The effects of mass (0, 5.4, 10.4 kg) and the type of support (on the shoulder or on waist) on physiological and mechanical strain indices of four young male subjects were quantified. While standing, oxygen uptake was not influenced by the type or mass of the backpack, and averaged 10% maximal oxygen uptake. The heart rate increased significantly by 9 beats per min while standing wearing a backpack. While walking (1.33 m . s -1 ) the mass significantly influenced both the heart rate and the oxygen uptake carried, but both types of strain remained below the tolerance limits for prolonged wear. Standing supporting a load did not significantly increase the EMG signal of the trapezius shoulder muscle (pars descenders).

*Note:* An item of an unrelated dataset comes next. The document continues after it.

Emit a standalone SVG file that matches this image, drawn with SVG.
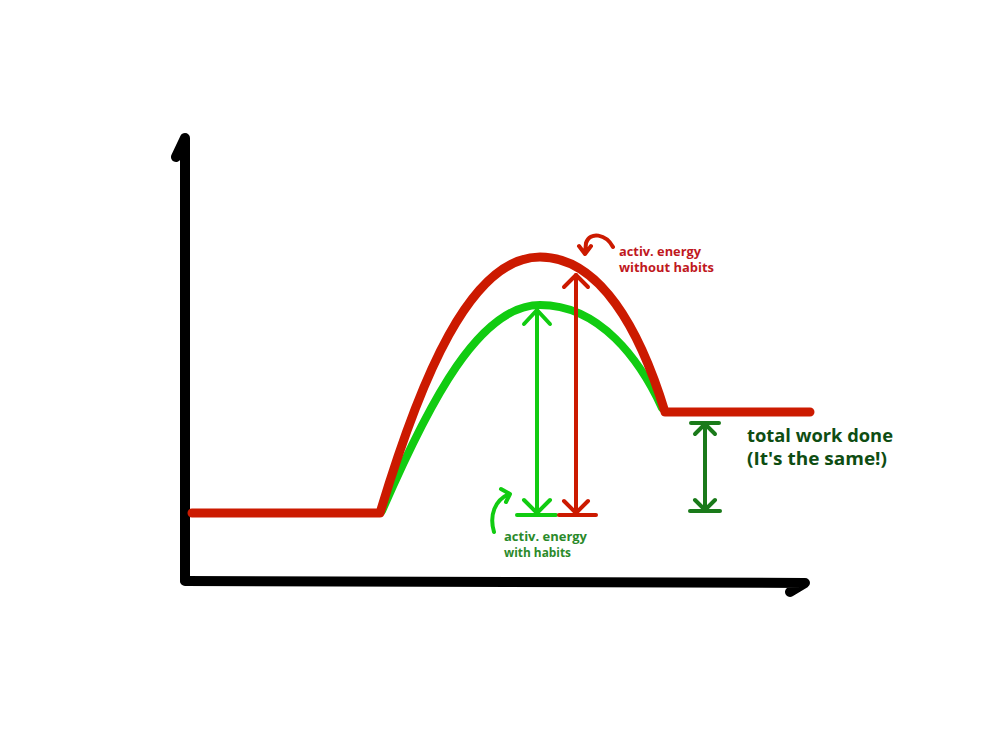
<svg xmlns="http://www.w3.org/2000/svg" width="1000" height="750" viewBox="0 0 1000 750">
<style>
.ax{fill:none;stroke:#000;stroke-width:10;stroke-linecap:round;stroke-linejoin:round}
.red{fill:none;stroke:#cc1a00;stroke-width:9;stroke-linecap:round;stroke-linejoin:round}
.grn{fill:none;stroke:#11cc11;stroke-width:8;stroke-linecap:round;stroke-linejoin:round}
.ar{fill:none;stroke-width:4;stroke-linecap:round;stroke-linejoin:round}
.t{font-family:"Open Sans","DejaVu Sans",sans-serif;font-weight:bold}
</style>
<rect width="1000" height="750" fill="#fff"/>
<g id="axes">
<path class="ax" d="M185,580 L185,138 L176,157"/>
<path class="ax" d="M185,581 L805,583 L790,592"/>
</g>
<g id="curves">
<path class="grn" d="M382,511 C430,400 480,305 540,305 C600,305 640,360 662,408"/>
<path class="red" d="M192,513 L380,513 C420,380 470,257 540,257 C600,257 640,330 665,412 L810,412"/>
</g>
<g id="connectors">
<g stroke="#11cc11" class="ar">
<path d="M537,310 L537,513"/>
<path d="M524,324 L537,310 L550,324"/>
<path d="M524,500 L537,513 L550,500"/>
<path d="M517,515 L556,515"/>
<path d="M494,532 C489,515 495,500 509,494 M501,489 L510,494 L506,502"/>
</g>
<g stroke="#cc1a00" class="ar">
<path d="M576,275 L576,513"/>
<path d="M564,287 L576,275 L588,287"/>
<path d="M564,501 L576,513 L588,501"/>
<path d="M559,515 L596,515"/>
<path d="M613,247 C606,234 590,231 586,243 L585,254 M579,246 L585,254 L591,246"/>
</g>
<g stroke="#1a7a1a" class="ar">
<path d="M705,424 L705,510"/>
<path d="M691,423 L719,423"/>
<path d="M695,434 L705,424 L715,434"/>
<path d="M695,500 L705,510 L715,500"/>
<path d="M690,511 L720,511"/>
</g>
</g>
<g id="label-red">
<text class="t" x="619" y="256" font-size="12.5" fill="#c0181e" textLength="82" lengthAdjust="spacingAndGlyphs">activ. energy</text>
<text class="t" x="619" y="272" font-size="12.5" fill="#c0181e" textLength="95" lengthAdjust="spacingAndGlyphs">without habits</text>
</g>
<g id="label-green">
<text class="t" x="504" y="541" font-size="12.5" fill="#2a8a2a" textLength="83" lengthAdjust="spacingAndGlyphs">activ. energy</text>
<text class="t" x="504" y="557" font-size="12.5" fill="#2a8a2a" textLength="67" lengthAdjust="spacingAndGlyphs">with habits</text>
</g>
<g id="label-total">
<text class="t" x="747" y="442" font-size="18.5" fill="#0e4d12" textLength="146" lengthAdjust="spacingAndGlyphs">total work done</text>
<text class="t" x="747" y="465" font-size="18.5" fill="#0e4d12" textLength="140" lengthAdjust="spacingAndGlyphs">(It's the same!)</text>
</g>
</svg>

While walking, load carrying significantly increased the EMG of the shoulder muscles. The pressure on the skin under the shoulder straps during load carrying on the shoulders was more than a factor of three times higher than the threshold value for skin and tissue irritation. Load transfer to the waist with a flexible frame reduced the pressures on the skin of the shoulder to far below the threshold value. On basis of these results it was concluded that even with relatively low loads the limiting factor was the pressure on the skin, if a waist belt did not relieve such pressure on the shoulders.